-- Task prompt --
Write out exactly the lines between the line containing "Rebuild this diagram" and the line containing "(11,\y) -- (239,\y);", including both of those lines, and nothing more.

Records with drawing code
↓↓↓

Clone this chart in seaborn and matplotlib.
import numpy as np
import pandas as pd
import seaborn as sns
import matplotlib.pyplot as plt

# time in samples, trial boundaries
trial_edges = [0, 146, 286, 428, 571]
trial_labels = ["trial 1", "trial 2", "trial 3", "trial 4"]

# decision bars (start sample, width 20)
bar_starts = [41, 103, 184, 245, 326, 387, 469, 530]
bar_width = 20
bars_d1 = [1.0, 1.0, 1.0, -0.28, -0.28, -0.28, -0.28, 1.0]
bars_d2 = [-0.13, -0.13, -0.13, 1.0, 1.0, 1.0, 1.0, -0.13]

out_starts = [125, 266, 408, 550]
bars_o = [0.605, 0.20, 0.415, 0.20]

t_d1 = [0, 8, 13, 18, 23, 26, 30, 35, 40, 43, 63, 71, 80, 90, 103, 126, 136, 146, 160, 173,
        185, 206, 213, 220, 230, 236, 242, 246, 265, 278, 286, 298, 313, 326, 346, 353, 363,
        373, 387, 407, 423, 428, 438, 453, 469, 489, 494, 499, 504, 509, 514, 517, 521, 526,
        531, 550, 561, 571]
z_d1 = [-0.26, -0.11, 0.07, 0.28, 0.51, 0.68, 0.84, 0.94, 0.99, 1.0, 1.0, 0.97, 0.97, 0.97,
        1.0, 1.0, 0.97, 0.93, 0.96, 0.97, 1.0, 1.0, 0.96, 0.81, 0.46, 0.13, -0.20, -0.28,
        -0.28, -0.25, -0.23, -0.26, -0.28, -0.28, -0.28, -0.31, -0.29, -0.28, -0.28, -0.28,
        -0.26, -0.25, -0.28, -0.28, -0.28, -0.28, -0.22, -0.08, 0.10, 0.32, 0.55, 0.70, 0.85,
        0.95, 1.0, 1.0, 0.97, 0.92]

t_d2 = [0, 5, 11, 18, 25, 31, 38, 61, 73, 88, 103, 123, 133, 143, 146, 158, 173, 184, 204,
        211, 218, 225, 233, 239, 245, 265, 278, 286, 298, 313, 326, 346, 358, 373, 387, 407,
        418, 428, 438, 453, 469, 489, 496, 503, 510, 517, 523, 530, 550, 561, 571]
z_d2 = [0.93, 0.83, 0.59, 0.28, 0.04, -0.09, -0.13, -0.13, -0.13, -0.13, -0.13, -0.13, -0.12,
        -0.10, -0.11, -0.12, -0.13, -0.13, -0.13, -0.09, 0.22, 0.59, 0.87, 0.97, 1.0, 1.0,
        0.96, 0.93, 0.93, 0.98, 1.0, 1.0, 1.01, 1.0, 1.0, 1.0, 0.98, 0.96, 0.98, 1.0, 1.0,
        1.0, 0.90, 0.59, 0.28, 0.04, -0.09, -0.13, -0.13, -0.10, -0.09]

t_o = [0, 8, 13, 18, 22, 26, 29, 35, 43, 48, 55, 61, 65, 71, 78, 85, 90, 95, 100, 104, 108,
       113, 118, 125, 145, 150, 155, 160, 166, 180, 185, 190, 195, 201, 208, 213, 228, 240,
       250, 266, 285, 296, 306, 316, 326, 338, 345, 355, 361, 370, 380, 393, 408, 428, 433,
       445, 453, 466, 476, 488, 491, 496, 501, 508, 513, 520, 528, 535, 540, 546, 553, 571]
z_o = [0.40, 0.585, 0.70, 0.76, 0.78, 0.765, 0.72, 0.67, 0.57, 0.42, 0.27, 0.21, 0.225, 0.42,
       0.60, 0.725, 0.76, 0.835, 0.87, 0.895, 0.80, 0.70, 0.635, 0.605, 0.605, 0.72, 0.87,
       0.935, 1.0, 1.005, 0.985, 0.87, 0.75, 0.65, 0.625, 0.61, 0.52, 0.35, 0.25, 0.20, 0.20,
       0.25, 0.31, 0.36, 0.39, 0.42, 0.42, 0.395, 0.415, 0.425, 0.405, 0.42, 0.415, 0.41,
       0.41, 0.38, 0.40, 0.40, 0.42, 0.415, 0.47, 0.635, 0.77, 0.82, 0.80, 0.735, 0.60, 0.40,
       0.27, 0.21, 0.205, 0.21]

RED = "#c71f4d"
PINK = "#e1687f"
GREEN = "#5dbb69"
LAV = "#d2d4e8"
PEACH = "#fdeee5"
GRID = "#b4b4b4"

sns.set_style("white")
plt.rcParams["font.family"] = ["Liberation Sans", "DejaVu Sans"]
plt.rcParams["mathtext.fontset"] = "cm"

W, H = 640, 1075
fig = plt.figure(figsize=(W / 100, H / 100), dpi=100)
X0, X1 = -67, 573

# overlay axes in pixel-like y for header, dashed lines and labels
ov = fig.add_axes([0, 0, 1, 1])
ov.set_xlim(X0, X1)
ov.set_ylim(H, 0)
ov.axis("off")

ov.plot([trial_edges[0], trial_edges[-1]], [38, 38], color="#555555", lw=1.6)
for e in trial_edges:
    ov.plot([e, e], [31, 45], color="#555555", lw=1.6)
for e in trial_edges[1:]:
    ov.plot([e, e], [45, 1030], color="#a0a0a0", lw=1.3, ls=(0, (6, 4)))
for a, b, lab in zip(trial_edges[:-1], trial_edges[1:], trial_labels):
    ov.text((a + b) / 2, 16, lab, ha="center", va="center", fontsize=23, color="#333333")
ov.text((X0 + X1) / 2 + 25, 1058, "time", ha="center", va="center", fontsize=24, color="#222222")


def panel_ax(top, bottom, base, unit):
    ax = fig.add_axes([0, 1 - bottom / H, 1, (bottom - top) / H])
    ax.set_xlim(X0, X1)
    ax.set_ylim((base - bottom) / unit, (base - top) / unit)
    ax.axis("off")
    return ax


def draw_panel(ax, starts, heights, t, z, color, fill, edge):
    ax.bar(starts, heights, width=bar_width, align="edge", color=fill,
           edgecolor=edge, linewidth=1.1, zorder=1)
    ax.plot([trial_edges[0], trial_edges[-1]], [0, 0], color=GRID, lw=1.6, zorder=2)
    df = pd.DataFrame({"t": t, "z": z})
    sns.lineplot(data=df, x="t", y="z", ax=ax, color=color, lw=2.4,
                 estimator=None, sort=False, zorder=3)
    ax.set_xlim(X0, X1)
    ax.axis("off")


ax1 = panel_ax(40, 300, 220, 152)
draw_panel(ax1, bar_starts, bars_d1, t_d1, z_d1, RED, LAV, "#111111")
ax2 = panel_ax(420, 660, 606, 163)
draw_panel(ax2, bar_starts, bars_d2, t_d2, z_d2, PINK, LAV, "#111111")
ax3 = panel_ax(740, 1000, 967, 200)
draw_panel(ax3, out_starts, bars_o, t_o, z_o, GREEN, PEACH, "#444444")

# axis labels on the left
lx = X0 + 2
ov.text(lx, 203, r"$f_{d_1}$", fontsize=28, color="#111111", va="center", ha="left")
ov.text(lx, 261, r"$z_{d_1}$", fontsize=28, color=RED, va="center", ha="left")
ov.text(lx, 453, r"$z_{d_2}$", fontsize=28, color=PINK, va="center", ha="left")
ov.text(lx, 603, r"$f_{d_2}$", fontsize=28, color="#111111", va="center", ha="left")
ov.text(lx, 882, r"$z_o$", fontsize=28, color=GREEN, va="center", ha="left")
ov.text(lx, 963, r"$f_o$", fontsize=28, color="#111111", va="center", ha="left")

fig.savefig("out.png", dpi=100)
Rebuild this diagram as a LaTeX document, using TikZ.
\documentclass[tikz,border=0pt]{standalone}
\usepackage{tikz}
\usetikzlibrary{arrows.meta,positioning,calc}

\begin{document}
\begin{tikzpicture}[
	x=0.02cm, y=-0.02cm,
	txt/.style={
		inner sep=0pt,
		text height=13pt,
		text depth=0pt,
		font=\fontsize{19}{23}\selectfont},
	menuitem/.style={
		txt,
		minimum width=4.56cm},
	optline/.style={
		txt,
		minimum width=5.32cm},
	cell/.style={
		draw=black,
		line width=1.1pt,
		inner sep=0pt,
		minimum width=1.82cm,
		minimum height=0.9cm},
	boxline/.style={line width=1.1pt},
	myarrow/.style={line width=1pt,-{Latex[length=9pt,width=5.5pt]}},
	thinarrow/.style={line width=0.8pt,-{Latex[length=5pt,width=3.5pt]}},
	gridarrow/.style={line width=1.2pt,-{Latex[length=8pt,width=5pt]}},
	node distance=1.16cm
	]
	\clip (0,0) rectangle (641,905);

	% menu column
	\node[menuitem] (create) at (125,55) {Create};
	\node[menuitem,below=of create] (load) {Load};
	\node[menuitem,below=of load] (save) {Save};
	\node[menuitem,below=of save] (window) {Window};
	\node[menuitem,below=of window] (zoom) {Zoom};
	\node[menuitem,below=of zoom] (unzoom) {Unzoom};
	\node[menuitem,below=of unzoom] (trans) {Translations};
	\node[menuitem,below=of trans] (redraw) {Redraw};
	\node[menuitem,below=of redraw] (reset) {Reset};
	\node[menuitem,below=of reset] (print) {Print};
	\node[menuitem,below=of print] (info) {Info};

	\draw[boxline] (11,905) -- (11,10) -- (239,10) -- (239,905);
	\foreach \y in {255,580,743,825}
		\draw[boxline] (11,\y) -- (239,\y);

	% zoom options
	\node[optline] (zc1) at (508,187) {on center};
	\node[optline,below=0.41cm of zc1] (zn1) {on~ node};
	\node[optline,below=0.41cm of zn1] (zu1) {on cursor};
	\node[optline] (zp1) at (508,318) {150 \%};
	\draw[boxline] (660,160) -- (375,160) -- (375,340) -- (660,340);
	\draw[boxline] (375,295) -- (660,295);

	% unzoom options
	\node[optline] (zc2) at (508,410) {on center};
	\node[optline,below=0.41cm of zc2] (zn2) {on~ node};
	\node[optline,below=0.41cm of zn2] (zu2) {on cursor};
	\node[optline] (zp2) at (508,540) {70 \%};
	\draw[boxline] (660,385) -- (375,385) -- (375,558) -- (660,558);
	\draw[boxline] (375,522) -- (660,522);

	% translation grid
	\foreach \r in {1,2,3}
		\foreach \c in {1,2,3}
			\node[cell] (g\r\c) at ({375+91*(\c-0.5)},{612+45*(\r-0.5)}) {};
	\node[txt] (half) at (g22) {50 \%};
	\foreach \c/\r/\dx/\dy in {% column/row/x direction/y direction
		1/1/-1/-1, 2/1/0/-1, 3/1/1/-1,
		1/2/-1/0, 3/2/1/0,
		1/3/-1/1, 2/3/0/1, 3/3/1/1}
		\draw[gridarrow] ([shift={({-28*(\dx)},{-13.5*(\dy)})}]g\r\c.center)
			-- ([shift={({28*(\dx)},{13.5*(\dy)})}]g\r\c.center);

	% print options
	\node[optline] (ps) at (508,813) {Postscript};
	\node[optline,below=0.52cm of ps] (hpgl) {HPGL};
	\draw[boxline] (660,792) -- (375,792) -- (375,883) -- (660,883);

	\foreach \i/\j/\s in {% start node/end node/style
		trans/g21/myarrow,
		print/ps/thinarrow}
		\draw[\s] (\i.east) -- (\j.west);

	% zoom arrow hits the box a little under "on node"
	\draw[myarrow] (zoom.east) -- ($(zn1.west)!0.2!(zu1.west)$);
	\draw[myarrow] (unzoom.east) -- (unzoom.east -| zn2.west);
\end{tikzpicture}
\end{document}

↑↑↑

-- Task output --
Rebuild this diagram as a LaTeX document, using TikZ.
\documentclass[tikz,border=0pt]{standalone}
\usepackage{tikz}
\usetikzlibrary{arrows.meta,positioning,calc}

\begin{document}
\begin{tikzpicture}[
	x=0.02cm, y=-0.02cm,
	txt/.style={
		inner sep=0pt,
		text height=13pt,
		text depth=0pt,
		font=\fontsize{19}{23}\selectfont},
	menuitem/.style={
		txt,
		minimum width=4.56cm},
	optline/.style={
		txt,
		minimum width=5.32cm},
	cell/.style={
		draw=black,
		line width=1.1pt,
		inner sep=0pt,
		minimum width=1.82cm,
		minimum height=0.9cm},
	boxline/.style={line width=1.1pt},
	myarrow/.style={line width=1pt,-{Latex[length=9pt,width=5.5pt]}},
	thinarrow/.style={line width=0.8pt,-{Latex[length=5pt,width=3.5pt]}},
	gridarrow/.style={line width=1.2pt,-{Latex[length=8pt,width=5pt]}},
	node distance=1.16cm
	]
	\clip (0,0) rectangle (641,905);

	% menu column
	\node[menuitem] (create) at (125,55) {Create};
	\node[menuitem,below=of create] (load) {Load};
	\node[menuitem,below=of load] (save) {Save};
	\node[menuitem,below=of save] (window) {Window};
	\node[menuitem,below=of window] (zoom) {Zoom};
	\node[menuitem,below=of zoom] (unzoom) {Unzoom};
	\node[menuitem,below=of unzoom] (trans) {Translations};
	\node[menuitem,below=of trans] (redraw) {Redraw};
	\node[menuitem,below=of redraw] (reset) {Reset};
	\node[menuitem,below=of reset] (print) {Print};
	\node[menuitem,below=of print] (info) {Info};

	\draw[boxline] (11,905) -- (11,10) -- (239,10) -- (239,905);
	\foreach \y in {255,580,743,825}
		\draw[boxline] (11,\y) -- (239,\y);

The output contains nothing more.